5 out of 5 stars Where are the Virchows of global public health?   June 20, 2008
Mary E. Sibley (Carneys Point, NJ USA)
3 out of 3 found this review helpful

The context of epidemics is important. What happens to the poor people who have drug resistant tuberculosis? Market mechanisms do not serve the interest of global health equity. The cost-efectiveness argument is weak. Poverty limits freedom of choice. AIDS education falls short. Arguments about limited resources should not prevail. There is a global web of unequal relationships. Structural violence and cultural difference have been conflated in AIDS studies.

Anthropology and medicine have blind spots. Virchow understood medicine had biologic and social underpinnings. There is not enough high-tech medicine to go around. Inequality itself is a pathogenic force. The author's interpretation of modern plagues has been shaped by work in Haiti and Peru. As scientific and medical communities tried to make sense of AIDS, the author was drawn into the discipline of the sociology of knowledge. World systems theory, one of the newer anthropological theories, could posit that Paul Farmer of Harvard and Haiti is a conduit for resources.

In many instances of disease emergence, social topography is more important than geographic topography. The differential political economy of risk is described. The major risk factor for AIDS is poverty. Personal agency has been exaggerated. From typhoid to tuberculosis to AIDS, blaming the victim is a theme in the literature. Being sick results from structural violence, not from bad personal choices. The author lived in a village in rural Haiti when both AIDS and political violence arrived. Haitian cases of AIDS defied the risk-grouping descriptions prevalent in the 1980's. The Haitian epidemic of AIDS originated in the United States.

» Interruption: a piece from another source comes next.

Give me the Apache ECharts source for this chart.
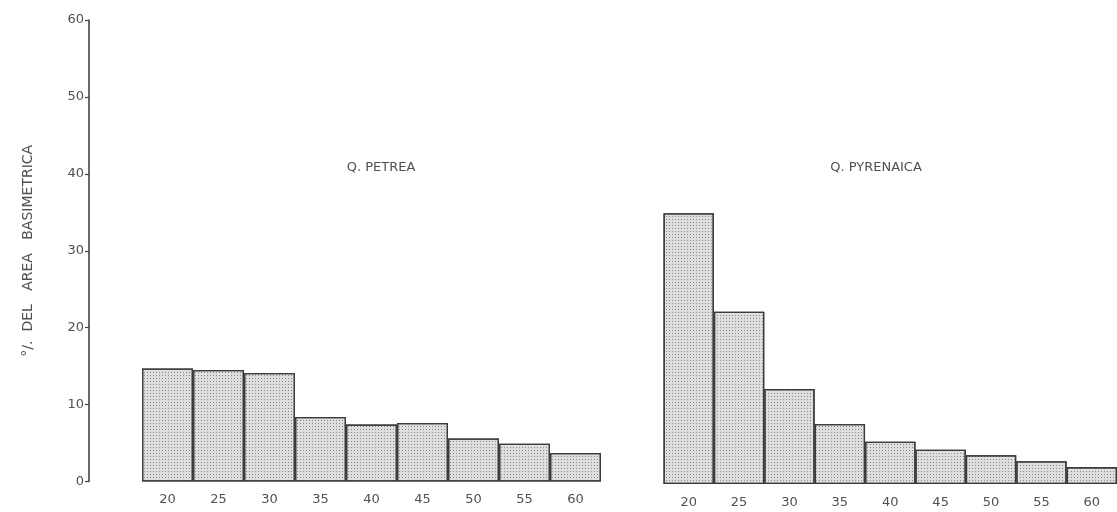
<!DOCTYPE html>
<html>
<head>
<meta charset="utf-8">
<script src="https://cdn.jsdelivr.net/npm/echarts@6/dist/echarts.min.js"></script>
<style>
html,body{margin:0;padding:0;background:#fff;}
#chart{width:1117px;height:512px;}
</style>
</head>
<body>
<div id="chart"></div>
<script>
// Diameter classes (cm)
var categories = ['20','25','30','35','40','45','50','55','60'];
// % of basal area per diameter class
var petreaValues = [14.7, 14.5, 14.1, 8.4, 7.4, 7.6, 5.6, 4.9, 3.7];
var pyrenaicaValues = [35.2, 22.4, 12.35, 7.8, 5.5, 4.45, 3.75, 2.95, 2.2];
var yTicks = [0, 10, 20, 30, 40, 50, 60];
var panelTitles = ['Q. PETREA', 'Q. PYRENAICA'];
var yAxisTitle = '°/.  DEL   AREA   BASIMETRICA';

var chart = echarts.init(document.getElementById('chart'), null, {renderer: 'canvas'});
var textColor = '#505050';
var font = 'DejaVu Sans';

var barStyle = {
  color: '#dedede',
  borderColor: '#3c3c3c',
  borderWidth: 1.3,
  decal: {
    symbol: 'rect',
    symbolSize: 1,
    dashArrayX: [1, 2],
    dashArrayY: [1, 2],
    color: 'rgba(80,80,80,0.6)'
  }
};

var xAxisCommon = {
  type: 'category',
  data: categories,
  axisLine: {show: false},
  axisTick: {show: false},
  axisLabel: {color: textColor, fontFamily: font, fontSize: 13, margin: 12},
  splitLine: {show: false}
};

var option = {
  backgroundColor: '#ffffff',
  animation: false,
  grid: [
    {left: 142, width: 459, top: 20, height: 461.5},
    {left: 663.5, width: 458, top: 22.5, height: 461.5}
  ],
  xAxis: [
    Object.assign({gridIndex: 0}, xAxisCommon),
    Object.assign({gridIndex: 1}, xAxisCommon)
  ],
  yAxis: [
    {
      gridIndex: 0,
      type: 'value',
      min: yTicks[0],
      max: yTicks[yTicks.length - 1],
      interval: yTicks[1] - yTicks[0],
      offset: 53,
      axisLine: {show: true, lineStyle: {color: '#444', width: 1.6}},
      axisTick: {show: true, length: 4, lineStyle: {color: '#444', width: 1.2}},
      axisLabel: {color: textColor, fontFamily: font, fontSize: 13, margin: 5},
      splitLine: {show: false},
      name: yAxisTitle,
      nameLocation: 'middle',
      nameRotate: 90,
      nameGap: 54,
      nameTextStyle: {color: textColor, fontFamily: font, fontSize: 14}
    },
    {
      gridIndex: 1,
      type: 'value',
      min: yTicks[0],
      max: yTicks[yTicks.length - 1],
      interval: yTicks[1] - yTicks[0],
      show: false,
      splitLine: {show: false}
    }
  ],
  series: [
    {
      type: 'bar',
      xAxisIndex: 0,
      yAxisIndex: 0,
      data: petreaValues,
      barCategoryGap: '0%',
      itemStyle: barStyle
    },
    {
      type: 'bar',
      xAxisIndex: 1,
      yAxisIndex: 1,
      data: pyrenaicaValues,
      barCategoryGap: '0%',
      itemStyle: barStyle
    }
  ],
  graphic: [
    {type: 'text', x: 381, y: 168, style: {text: panelTitles[0], fill: textColor, font: '13px "DejaVu Sans"', align: 'center', verticalAlign: 'middle'}},
    {type: 'text', x: 876, y: 168, style: {text: panelTitles[1], fill: textColor, font: '13px "DejaVu Sans"', align: 'center', verticalAlign: 'middle'}}
  ]
};
chart.setOption(option);
</script>
</body>
</html>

Recent circumstances in Haiti include deepening poverty, gender inequality, instability. The author and other physicians and health workers have learned that a belief in sorcery among Haitians does not preclude adherence to a biomedical regimen. Furthermore, high cure rates for tuberculosis, (often a twin affliction of AIDS), are possible in settings of extreme poverty. Juxtaposing treatment with prevention are false debates.

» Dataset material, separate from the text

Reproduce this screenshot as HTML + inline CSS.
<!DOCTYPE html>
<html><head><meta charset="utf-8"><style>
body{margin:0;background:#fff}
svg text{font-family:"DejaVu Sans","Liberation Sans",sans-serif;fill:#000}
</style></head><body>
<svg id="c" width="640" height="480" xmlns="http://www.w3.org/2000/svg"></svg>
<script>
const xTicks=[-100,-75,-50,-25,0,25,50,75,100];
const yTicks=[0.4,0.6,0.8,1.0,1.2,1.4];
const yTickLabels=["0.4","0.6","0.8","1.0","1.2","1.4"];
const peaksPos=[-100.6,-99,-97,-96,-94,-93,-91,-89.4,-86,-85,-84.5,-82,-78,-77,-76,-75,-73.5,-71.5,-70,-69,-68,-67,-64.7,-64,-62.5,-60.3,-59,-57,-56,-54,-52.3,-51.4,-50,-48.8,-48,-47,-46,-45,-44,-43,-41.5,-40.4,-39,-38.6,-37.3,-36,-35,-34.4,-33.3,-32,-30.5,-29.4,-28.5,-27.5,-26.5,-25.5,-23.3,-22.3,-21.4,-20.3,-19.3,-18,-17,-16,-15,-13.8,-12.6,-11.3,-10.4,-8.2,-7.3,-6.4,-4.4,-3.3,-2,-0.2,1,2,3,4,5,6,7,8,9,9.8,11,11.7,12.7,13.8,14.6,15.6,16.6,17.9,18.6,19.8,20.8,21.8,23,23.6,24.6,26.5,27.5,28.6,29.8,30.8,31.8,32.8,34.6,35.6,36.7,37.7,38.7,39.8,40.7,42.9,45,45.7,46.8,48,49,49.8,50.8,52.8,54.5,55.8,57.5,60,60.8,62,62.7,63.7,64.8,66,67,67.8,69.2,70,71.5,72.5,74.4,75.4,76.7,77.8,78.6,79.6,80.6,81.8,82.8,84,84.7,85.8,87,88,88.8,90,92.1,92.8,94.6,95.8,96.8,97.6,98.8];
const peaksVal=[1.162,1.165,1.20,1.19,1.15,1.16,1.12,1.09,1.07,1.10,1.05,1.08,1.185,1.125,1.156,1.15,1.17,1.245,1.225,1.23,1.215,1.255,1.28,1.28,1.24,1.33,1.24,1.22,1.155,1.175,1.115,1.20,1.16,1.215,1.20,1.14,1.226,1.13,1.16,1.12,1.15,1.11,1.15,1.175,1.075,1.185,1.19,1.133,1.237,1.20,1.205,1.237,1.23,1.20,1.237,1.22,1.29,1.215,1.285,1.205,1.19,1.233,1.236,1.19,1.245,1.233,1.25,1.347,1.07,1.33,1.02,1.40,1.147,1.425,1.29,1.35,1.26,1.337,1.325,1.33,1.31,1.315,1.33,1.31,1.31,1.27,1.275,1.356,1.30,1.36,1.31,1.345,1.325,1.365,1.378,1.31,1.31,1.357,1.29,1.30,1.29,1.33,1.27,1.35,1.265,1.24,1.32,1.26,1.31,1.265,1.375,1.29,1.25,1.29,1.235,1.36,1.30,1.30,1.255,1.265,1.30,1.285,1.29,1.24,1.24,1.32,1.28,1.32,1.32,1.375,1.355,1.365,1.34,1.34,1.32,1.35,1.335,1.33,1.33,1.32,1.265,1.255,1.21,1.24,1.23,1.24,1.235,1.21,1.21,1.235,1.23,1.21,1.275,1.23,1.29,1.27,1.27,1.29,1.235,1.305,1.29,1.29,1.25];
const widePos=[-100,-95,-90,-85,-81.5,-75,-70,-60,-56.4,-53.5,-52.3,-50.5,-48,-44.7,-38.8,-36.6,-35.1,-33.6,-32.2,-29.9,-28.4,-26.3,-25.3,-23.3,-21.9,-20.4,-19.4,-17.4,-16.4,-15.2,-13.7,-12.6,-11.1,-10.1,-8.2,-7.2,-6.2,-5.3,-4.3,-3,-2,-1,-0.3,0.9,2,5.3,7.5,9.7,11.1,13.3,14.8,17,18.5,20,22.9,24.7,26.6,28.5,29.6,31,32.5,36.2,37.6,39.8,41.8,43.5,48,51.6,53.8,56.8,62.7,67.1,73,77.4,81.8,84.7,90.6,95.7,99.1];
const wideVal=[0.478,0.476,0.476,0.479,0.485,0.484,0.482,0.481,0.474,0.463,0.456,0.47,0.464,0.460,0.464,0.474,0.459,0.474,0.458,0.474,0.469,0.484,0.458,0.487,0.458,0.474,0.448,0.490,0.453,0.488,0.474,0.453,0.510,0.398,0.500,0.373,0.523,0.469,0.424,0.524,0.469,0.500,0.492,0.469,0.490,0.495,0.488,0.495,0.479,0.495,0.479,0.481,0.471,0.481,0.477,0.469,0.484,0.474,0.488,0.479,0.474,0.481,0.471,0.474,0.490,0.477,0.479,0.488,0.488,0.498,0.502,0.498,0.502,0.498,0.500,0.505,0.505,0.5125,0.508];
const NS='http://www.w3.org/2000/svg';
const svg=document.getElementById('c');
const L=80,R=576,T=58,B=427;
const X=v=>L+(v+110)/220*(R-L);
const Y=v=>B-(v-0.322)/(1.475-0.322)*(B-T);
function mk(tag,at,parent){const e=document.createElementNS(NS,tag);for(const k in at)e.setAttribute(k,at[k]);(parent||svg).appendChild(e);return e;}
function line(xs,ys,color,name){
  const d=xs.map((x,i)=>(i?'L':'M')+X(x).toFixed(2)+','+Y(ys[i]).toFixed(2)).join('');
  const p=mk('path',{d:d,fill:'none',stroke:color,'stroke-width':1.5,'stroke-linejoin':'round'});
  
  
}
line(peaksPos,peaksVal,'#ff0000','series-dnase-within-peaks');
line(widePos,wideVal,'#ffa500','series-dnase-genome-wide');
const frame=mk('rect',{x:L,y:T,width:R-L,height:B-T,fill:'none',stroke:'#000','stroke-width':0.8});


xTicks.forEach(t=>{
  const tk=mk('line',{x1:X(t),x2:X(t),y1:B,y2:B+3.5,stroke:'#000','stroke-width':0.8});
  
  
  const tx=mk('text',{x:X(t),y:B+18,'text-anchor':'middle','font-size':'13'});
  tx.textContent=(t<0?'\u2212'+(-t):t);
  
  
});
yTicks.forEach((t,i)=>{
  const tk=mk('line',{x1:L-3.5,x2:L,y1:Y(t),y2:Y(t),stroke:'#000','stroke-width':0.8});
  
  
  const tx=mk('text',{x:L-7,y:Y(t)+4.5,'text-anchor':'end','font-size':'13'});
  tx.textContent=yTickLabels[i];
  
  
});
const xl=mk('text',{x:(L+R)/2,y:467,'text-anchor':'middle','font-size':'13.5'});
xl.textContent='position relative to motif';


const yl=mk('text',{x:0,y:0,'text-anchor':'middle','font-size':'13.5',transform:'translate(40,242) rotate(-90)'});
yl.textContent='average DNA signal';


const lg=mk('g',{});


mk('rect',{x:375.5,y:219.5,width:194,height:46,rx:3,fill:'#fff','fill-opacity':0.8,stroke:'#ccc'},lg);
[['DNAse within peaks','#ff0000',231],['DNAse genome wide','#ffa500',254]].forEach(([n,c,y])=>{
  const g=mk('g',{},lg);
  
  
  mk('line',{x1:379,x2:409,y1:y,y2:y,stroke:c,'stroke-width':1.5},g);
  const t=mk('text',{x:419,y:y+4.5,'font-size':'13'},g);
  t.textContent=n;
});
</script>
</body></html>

The author has traced the march of inequality as it affects health care in a myriad of ways. Endnotes and an extensive bibliography follow the text of this excellent work. Everyone should buy it, everyone should read it.



5 out of 5 stars Buy it. Read it.   May 10, 2008
K. B. Dozier
2 out of 2 found this review helpful

An enlightening and insightful book that passionately sets a higher standard for those involved in medicine or any type of humanitarian work. He is passionate about what he says, but careful not to make assumptions that have not been well documented and researched. The book challenged my thinking when it comes to health care, poverty, and our social duty to take action against injustices in the world.

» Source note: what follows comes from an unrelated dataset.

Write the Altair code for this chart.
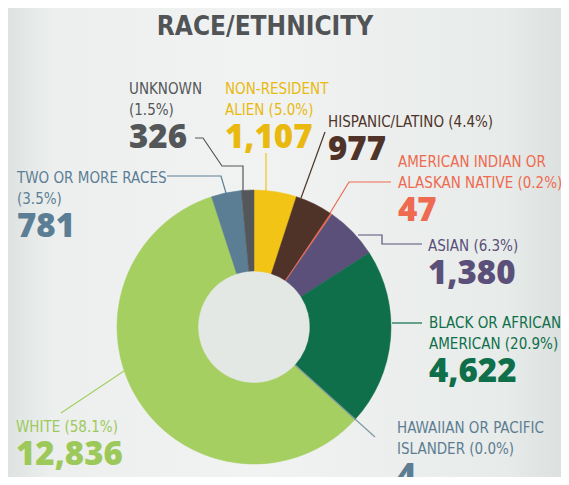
import altair as alt
import pandas as pd

# ---------------- data ----------------
categories = ["Non-Resident Alien", "Hispanic/Latino", "American Indian or Alaskan Native",
              "Asian", "Black or African American", "Hawaiian or Pacific Islander",
              "White", "Two or More Races", "Unknown"]
counts = [1107, 977, 47, 1380, 4622, 4, 12836, 781, 326]
percents = ["5.0%", "4.4%", "0.2%", "6.3%", "20.9%", "0.0%", "58.1%", "3.5%", "1.5%"]
label_lines = [
    ["NON-RESIDENT", "ALIEN ({p})"],
    ["HISPANIC/LATINO ({p})"],
    ["AMERICAN INDIAN OR", "ALASKAN NATIVE ({p})"],
    ["ASIAN ({p})"],
    ["BLACK OR AFRICAN", "AMERICAN ({p})"],
    ["HAWAIIAN OR PACIFIC", "ISLANDER ({p})"],
    ["WHITE ({p})"],
    ["TWO OR MORE RACES", "({p})"],
    ["UNKNOWN", "({p})"],
]
title_text = "RACE/ETHNICITY"

# ---------------- style ----------------
slice_colors = ["#F2C416", "#4F3328", "#EE6A50", "#5B5079", "#0E6F4A",
                "#6E8C96", "#A5CF60", "#5C7E95", "#545759"]
text_colors = ["#E9B910", "#4F3328", "#EE6A50", "#5B5079", "#0E6F4A",
               "#5E7D93", "#9DC95A", "#5C7E95", "#545759"]
leader_colors = ["#F2C416", "#4F3328", "#EE6A50", "#5B5079", "#0E6F4A",
                 "#7E9AA0", "#A5CF60", "#5C7E95", "#545759"]

# ---------------- layout (reference page coordinates) ----------------
PAGE = 8
W, H = 553, 469
CX, CY = 254 - PAGE, 327 - PAGE
R_OUT, R_IN = 137, 56
label_pos = [(225, 94), (328, 127), (398, 167), (428, 251), (429, 328),
             (397, 433), (16, 432), (17, 183), (129, 94)]
LINE_GAP = 21
NUM_GAP = 33
leaders = [
    [(266, 153), (266, 192)],
    [(325, 132), (301, 198)],
    [(391, 182), (349, 182), (330, 213)],
    [(358, 235), (382, 235), (382, 244), (422, 244)],
    [(392, 323), (422, 323)],
    [(295, 365), (375, 437)],
    [(124, 371), (61, 413)],
    [(167, 176), (221, 176), (226, 193)],
    [(195, 138), (203, 138), (222, 166), (243, 166), (243, 192)],
]

LABEL_FONT = "DejaVu Sans Condensed"
NUM_FONT = "Open Sans"

# ---------------- tables ----------------
pie_df = pd.DataFrame({
    "category": categories,
    "count": counts,
    "idx": list(range(len(categories))),
    "color": slice_colors,
})

lab_rows, num_rows = [], []
for i, lines in enumerate(label_lines):
    lx, ly = label_pos[i]
    for j, ln in enumerate(lines):
        lab_rows.append({"text": ln.format(p=percents[i]), "x": lx - PAGE,
                         "y": ly - PAGE + j * LINE_GAP, "color": text_colors[i]})
    num_rows.append({"text": f"{counts[i]:,}", "x": lx - PAGE,
                     "y": ly - PAGE + (len(lines) - 1) * LINE_GAP + NUM_GAP,
                     "color": text_colors[i]})
lab_df = pd.DataFrame(lab_rows)
num_df = pd.DataFrame(num_rows)

lead_rows = []
for i, pts in enumerate(leaders):
    for k, (px, py) in enumerate(pts):
        lead_rows.append({"g": i, "k": k, "x": px - PAGE, "y": py - PAGE,
                          "color": leader_colors[i]})
lead_df = pd.DataFrame(lead_rows)

title_df = pd.DataFrame([{"text": title_text, "x": 265 - PAGE, "y": 35 - PAGE}])
one = pd.DataFrame([{"a": 0}])

X = alt.X("x:Q", scale=alt.Scale(domain=[0, W], range=[0, W], nice=False, zero=False), axis=None)
Y = alt.Y("y:Q", scale=alt.Scale(domain=[0, H], range=[0, H], nice=False, zero=False), axis=None)
C = alt.Color("color:N", scale=None)

bg = alt.Chart(one).mark_rect(
    color={"gradient": "linear", "x1": 0, "y1": 0, "x2": 1, "y2": 0,
           "stops": [{"offset": 0, "color": "#DEE3E1"},
                     {"offset": 0.08, "color": "#ECEFEE"},
                     {"offset": 0.45, "color": "#F1F3F2"},
                     {"offset": 0.9, "color": "#E7EBE9"},
                     {"offset": 1, "color": "#DCE1DF"}]}
).encode(x=alt.value(0), x2=alt.value(W), y=alt.value(0), y2=alt.value(H))

# Vega circle symbol: radius = sqrt(size) / 2
hole = alt.Chart(one).mark_circle(size=(2 * R_IN + 1) ** 2, color="#E4E8E5", opacity=1).encode(
    x=alt.value(CX), y=alt.value(CY))

arcs = alt.Chart(pie_df).mark_arc(radius=R_OUT, innerRadius=R_IN, strokeWidth=0.5).encode(
    theta=alt.Theta("count:Q", stack=True),
    order=alt.Order("idx:Q"),
    color=C,
    stroke=alt.Stroke("color:N", scale=None),
    x=alt.value(CX), y=alt.value(CY),
)

lines = alt.Chart(lead_df).mark_line(strokeWidth=1.2).encode(
    x=X, y=Y, detail="g:N", order="k:Q", color=C)

labels = alt.Chart(lab_df).mark_text(
    align="left", baseline="alphabetic", font=LABEL_FONT, fontSize=15, fontWeight="normal"
).encode(x=X, y=Y, text="text:N", color=C)

numbers = alt.Chart(num_df).mark_text(
    align="left", baseline="alphabetic", font=NUM_FONT, fontSize=33, fontWeight=800
).encode(x=X, y=Y, text="text:N", color=C)

title = alt.Chart(title_df).mark_text(
    align="center", baseline="alphabetic", font=LABEL_FONT, fontSize=26, fontWeight="bold",
    color="#515456"
).encode(x=X, y=Y, text="text:N")

chart = alt.layer(bg, hole, arcs, lines, labels, numbers, title).properties(
    width=W, height=H, padding=0, autosize="none", background="#EEF0EF"
).configure_view(stroke=None)

chart.save("out.html", embed_options={"renderer": "svg", "actions": False})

5 out of 5 stars Highly Recommend!   May 26, 2009
krlingle (Seattle, WA)
2 out of 2 found this review helpful

If you are interested in public health and infectious diseases, this is a must read. Paul Farmer has a way of explaining things that just make sense and provides solutions that seem so simple.... if only it were that easy. There was little I could disagree with in this book, Dr. Farmer is spot on. This read is worth the time.